Pull every line that holds the word "seaborn" from the entries.
━━ Data ━━
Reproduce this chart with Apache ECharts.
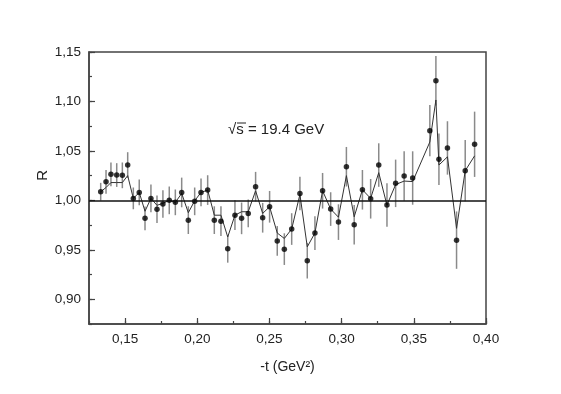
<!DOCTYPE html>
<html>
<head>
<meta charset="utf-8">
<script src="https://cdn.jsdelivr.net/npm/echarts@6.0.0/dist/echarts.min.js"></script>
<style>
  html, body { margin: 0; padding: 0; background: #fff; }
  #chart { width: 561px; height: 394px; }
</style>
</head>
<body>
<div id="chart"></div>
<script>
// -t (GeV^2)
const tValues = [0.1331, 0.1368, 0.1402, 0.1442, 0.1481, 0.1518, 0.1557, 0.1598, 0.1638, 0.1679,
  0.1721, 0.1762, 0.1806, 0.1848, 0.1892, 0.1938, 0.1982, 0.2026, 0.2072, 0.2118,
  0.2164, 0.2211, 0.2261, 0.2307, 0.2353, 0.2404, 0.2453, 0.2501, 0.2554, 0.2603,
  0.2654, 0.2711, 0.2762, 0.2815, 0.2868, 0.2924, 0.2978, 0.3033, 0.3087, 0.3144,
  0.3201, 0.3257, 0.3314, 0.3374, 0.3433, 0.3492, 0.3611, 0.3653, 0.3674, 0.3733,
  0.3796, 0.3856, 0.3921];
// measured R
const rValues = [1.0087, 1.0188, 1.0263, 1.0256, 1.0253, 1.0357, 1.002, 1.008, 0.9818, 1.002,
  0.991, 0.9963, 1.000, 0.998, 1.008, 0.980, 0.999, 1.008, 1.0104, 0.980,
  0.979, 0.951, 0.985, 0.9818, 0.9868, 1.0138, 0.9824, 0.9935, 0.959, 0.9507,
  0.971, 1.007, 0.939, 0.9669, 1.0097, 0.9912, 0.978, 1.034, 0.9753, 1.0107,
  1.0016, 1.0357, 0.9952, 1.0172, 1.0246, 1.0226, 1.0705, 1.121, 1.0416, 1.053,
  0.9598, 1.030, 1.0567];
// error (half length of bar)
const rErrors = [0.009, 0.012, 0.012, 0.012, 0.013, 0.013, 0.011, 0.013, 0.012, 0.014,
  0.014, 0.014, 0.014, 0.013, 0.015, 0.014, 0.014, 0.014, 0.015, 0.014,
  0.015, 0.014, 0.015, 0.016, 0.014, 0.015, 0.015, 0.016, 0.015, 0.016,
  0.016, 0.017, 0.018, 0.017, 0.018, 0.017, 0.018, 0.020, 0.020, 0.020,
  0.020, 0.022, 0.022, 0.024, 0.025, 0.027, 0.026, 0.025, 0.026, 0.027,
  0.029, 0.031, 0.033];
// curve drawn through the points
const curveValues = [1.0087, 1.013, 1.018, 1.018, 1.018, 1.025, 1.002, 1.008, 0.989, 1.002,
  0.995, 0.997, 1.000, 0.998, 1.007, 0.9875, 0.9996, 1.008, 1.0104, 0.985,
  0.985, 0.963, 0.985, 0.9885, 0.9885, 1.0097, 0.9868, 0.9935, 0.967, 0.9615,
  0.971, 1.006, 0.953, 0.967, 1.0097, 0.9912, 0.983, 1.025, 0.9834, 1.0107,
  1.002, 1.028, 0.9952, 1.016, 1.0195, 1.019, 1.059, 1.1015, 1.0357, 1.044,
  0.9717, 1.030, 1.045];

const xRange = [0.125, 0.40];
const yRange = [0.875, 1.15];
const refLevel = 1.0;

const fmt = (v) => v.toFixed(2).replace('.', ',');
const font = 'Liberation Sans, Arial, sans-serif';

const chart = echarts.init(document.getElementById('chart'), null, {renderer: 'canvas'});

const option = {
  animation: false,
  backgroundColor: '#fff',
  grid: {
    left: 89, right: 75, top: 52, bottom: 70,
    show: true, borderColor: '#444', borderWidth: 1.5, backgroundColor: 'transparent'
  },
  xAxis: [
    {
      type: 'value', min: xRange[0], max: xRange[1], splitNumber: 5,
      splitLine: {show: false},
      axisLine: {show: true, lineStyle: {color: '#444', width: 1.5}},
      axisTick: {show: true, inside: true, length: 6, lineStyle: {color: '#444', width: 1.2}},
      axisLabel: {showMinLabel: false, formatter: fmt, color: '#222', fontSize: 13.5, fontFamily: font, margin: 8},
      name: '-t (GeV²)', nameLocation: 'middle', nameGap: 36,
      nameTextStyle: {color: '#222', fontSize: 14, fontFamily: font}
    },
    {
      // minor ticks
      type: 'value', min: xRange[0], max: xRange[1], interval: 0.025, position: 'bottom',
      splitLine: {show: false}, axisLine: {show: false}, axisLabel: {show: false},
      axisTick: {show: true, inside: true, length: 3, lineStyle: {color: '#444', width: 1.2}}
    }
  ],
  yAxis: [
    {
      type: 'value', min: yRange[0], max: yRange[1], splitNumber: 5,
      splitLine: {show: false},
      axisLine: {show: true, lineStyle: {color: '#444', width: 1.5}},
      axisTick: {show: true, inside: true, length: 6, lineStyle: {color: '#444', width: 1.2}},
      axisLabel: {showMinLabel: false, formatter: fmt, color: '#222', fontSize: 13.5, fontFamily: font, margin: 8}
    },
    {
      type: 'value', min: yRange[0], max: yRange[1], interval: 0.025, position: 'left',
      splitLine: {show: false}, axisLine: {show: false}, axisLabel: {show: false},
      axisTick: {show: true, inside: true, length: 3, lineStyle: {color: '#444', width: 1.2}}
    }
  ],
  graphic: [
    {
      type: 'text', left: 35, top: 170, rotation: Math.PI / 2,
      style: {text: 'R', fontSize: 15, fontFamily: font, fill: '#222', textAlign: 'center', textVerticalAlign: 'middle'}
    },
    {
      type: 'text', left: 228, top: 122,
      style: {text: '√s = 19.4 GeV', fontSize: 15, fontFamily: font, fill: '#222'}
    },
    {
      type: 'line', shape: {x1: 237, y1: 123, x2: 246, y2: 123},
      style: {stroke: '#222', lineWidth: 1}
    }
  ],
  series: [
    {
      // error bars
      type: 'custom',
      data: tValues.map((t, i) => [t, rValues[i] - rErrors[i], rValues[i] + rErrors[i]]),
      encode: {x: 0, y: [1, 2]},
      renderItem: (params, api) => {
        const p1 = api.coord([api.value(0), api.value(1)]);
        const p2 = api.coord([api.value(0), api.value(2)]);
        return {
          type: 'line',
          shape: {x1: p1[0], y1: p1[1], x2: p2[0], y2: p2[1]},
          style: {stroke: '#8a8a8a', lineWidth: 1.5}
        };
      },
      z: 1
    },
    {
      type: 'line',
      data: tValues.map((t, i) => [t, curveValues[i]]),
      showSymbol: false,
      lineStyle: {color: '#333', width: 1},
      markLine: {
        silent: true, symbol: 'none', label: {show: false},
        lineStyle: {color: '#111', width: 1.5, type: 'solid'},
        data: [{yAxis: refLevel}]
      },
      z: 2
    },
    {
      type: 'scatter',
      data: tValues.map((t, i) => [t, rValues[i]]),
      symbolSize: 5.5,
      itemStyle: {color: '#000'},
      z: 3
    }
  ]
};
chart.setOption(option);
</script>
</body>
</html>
━━━
━━ Data ━━
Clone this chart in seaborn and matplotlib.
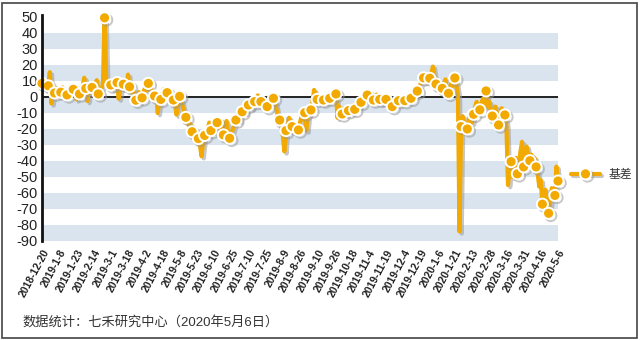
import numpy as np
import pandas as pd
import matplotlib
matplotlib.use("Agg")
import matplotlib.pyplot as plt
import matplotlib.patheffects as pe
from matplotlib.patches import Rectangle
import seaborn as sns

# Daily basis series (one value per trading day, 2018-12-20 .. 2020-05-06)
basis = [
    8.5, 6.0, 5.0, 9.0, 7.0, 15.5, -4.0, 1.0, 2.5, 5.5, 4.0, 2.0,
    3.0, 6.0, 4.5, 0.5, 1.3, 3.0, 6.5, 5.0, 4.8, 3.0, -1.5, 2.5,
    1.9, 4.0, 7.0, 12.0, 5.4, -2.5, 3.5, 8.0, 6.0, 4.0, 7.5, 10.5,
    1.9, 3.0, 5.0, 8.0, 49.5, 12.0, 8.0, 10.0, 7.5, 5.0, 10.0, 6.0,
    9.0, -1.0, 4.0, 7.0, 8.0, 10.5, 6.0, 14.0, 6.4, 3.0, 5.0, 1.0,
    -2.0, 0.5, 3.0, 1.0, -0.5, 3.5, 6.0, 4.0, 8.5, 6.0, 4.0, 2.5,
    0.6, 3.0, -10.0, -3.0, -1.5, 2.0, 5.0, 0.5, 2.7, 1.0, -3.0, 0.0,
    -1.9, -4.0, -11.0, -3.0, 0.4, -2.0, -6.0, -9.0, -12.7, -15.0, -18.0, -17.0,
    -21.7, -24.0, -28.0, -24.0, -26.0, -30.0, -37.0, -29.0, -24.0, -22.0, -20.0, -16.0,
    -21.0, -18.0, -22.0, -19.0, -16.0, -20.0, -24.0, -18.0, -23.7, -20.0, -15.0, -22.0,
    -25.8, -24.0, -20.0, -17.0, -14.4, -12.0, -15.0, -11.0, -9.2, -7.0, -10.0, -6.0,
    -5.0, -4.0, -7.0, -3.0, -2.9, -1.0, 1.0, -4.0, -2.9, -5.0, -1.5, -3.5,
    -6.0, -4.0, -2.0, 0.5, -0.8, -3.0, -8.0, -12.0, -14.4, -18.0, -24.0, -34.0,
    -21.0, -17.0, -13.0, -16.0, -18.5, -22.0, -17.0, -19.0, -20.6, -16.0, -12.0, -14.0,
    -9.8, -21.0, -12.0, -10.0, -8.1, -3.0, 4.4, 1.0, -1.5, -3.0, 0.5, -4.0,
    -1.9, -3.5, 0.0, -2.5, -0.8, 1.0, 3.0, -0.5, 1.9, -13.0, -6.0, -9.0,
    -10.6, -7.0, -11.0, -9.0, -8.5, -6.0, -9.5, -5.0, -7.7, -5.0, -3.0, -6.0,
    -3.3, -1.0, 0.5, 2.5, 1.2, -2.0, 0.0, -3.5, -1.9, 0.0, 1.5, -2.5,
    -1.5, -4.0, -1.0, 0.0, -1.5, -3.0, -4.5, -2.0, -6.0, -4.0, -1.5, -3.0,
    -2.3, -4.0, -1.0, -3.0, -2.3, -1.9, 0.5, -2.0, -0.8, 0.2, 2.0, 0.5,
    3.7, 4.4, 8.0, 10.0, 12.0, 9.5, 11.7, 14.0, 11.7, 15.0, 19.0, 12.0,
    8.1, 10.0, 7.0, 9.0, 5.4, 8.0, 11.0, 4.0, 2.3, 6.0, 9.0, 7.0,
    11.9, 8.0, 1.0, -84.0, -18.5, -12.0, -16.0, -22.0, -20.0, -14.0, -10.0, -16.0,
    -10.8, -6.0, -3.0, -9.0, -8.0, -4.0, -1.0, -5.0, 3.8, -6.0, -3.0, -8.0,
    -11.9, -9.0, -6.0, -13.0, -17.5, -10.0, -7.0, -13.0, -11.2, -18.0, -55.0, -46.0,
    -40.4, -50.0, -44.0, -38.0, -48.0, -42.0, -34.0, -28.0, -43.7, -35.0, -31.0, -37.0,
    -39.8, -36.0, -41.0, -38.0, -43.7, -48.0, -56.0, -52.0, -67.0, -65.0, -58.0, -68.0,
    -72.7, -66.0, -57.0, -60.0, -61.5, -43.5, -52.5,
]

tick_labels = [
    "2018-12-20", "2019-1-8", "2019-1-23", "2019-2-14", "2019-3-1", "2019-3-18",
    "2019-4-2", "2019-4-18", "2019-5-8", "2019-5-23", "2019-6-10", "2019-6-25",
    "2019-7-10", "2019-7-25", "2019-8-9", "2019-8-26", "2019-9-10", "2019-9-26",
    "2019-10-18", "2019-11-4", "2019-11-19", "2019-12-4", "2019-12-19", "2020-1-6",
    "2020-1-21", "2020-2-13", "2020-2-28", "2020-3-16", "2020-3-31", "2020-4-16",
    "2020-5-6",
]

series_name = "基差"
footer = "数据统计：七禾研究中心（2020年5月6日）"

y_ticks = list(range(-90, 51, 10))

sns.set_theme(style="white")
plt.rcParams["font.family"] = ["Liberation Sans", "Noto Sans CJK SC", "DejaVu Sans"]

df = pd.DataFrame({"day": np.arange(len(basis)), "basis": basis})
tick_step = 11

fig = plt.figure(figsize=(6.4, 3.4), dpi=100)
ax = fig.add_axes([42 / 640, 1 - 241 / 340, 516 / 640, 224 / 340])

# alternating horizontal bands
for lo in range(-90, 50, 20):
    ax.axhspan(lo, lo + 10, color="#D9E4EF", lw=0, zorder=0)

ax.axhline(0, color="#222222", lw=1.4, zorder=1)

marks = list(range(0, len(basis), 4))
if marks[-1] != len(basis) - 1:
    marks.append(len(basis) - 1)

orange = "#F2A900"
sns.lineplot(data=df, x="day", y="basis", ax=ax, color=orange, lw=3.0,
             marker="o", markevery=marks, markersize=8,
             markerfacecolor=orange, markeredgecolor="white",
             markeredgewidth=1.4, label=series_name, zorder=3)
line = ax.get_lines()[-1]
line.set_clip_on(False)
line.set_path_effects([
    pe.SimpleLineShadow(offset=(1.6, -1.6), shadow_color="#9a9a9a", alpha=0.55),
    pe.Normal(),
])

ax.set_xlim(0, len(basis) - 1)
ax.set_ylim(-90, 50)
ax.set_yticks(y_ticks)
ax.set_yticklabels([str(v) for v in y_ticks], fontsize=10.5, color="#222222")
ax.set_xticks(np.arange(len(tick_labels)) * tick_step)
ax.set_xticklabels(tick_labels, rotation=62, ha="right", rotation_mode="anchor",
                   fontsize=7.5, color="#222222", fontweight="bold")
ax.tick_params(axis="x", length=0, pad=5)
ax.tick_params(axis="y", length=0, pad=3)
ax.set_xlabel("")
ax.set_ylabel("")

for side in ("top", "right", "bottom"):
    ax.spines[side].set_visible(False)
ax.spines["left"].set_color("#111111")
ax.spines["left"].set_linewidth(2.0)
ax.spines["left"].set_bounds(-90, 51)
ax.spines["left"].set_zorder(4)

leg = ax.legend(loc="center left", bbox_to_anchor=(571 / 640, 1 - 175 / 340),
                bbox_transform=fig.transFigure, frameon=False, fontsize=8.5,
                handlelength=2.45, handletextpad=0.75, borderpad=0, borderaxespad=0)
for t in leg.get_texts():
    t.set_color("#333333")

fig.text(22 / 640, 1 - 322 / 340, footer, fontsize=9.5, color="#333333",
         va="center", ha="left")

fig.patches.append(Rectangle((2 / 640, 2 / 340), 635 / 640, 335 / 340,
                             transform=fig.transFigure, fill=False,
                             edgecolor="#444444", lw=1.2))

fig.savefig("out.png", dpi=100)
━━━
━━ Data ━━
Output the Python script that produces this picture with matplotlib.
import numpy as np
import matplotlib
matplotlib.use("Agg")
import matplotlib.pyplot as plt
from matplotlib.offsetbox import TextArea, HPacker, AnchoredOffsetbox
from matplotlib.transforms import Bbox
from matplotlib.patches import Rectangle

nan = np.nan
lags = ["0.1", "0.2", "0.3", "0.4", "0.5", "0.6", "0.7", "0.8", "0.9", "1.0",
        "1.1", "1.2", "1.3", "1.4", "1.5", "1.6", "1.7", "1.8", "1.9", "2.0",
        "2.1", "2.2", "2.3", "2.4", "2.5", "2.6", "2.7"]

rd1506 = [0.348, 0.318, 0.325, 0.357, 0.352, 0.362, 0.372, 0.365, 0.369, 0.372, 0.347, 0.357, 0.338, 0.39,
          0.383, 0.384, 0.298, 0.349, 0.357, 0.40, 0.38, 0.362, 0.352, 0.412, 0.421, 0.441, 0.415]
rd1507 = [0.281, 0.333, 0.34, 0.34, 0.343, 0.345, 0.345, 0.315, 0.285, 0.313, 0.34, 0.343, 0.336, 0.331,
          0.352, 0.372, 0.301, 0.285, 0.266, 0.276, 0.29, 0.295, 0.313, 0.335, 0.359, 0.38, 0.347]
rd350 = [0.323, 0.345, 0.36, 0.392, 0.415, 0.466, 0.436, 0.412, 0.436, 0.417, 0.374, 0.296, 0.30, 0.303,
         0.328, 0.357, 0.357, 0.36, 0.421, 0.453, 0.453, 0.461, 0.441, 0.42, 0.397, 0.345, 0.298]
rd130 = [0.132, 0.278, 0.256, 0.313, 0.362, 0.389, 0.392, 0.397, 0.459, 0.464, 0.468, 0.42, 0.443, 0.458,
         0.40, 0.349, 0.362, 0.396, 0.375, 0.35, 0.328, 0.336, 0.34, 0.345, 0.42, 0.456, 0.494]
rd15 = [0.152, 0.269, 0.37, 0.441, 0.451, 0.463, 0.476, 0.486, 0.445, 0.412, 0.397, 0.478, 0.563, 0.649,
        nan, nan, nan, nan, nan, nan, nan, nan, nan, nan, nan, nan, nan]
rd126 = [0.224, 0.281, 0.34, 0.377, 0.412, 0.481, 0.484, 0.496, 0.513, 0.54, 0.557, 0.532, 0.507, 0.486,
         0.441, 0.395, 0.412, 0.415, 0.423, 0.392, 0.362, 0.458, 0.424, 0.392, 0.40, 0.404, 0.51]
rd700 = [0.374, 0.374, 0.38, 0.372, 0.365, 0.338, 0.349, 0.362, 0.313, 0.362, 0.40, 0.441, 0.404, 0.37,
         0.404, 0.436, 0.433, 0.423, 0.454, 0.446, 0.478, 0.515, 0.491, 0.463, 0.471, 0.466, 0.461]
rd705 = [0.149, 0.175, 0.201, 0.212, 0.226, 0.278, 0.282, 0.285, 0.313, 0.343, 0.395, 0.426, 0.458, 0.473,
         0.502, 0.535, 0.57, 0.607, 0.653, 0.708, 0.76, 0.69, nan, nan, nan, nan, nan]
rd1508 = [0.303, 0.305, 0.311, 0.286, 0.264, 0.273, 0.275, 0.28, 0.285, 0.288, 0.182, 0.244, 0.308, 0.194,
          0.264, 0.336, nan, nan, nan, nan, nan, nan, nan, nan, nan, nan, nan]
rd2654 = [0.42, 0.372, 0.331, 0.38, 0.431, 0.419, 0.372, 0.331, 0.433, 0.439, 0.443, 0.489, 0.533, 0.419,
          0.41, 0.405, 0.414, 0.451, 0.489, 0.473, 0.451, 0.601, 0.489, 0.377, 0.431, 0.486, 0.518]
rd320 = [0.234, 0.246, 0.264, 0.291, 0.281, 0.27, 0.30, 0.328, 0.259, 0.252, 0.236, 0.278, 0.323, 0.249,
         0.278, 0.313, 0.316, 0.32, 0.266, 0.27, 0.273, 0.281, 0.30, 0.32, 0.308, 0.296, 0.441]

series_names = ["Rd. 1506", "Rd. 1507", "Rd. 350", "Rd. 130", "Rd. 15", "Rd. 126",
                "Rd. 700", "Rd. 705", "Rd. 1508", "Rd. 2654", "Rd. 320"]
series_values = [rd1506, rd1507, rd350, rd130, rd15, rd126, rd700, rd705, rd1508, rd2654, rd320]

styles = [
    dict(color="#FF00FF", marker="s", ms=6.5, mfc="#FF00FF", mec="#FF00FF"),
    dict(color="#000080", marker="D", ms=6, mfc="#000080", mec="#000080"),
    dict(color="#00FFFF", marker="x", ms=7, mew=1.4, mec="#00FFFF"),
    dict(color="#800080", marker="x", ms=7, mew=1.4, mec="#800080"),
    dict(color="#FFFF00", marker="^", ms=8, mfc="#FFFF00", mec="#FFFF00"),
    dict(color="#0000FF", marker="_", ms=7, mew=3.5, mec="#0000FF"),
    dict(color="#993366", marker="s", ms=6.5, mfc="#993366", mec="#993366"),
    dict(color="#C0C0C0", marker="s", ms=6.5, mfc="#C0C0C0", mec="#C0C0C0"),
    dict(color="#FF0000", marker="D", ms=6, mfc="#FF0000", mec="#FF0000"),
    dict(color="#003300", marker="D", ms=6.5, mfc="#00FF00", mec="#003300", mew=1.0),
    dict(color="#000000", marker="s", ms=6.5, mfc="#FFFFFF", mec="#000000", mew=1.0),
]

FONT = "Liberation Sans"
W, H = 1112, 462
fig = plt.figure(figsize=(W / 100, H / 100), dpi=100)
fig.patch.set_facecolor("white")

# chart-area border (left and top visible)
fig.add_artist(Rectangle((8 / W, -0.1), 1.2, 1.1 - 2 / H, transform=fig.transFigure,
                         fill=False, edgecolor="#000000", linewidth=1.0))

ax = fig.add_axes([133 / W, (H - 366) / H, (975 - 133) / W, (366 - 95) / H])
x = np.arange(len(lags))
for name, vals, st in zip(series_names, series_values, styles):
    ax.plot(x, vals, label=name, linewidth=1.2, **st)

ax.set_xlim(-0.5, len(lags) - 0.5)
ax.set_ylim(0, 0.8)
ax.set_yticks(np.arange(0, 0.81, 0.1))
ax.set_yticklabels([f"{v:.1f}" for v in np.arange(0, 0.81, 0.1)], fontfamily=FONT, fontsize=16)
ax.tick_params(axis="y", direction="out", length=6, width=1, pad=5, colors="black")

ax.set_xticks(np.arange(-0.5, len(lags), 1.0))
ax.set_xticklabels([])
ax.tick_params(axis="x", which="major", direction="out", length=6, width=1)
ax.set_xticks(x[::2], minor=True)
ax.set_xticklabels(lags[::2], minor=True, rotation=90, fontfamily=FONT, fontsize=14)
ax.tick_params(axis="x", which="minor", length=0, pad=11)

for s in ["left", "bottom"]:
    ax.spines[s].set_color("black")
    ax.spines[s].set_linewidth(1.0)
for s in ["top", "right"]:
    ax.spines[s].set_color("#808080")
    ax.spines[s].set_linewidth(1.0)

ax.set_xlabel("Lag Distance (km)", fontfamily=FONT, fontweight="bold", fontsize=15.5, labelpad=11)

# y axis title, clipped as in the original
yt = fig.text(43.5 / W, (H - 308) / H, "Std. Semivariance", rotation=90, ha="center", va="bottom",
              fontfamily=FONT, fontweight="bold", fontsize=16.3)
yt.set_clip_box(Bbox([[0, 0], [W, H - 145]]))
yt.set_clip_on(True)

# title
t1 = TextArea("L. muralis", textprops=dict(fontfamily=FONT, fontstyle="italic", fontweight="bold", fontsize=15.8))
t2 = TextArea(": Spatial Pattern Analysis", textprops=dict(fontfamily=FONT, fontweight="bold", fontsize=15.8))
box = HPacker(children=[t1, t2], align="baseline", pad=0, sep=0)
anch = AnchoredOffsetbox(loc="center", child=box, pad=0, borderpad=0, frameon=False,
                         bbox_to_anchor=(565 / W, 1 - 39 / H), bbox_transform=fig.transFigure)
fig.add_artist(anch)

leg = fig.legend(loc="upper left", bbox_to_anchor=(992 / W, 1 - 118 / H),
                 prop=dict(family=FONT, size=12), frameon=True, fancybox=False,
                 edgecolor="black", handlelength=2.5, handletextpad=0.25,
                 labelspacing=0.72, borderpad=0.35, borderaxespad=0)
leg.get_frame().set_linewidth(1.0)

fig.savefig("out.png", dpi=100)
━━━
▶ Result of this task
Clone this chart in seaborn and matplotlib.
import seaborn as sns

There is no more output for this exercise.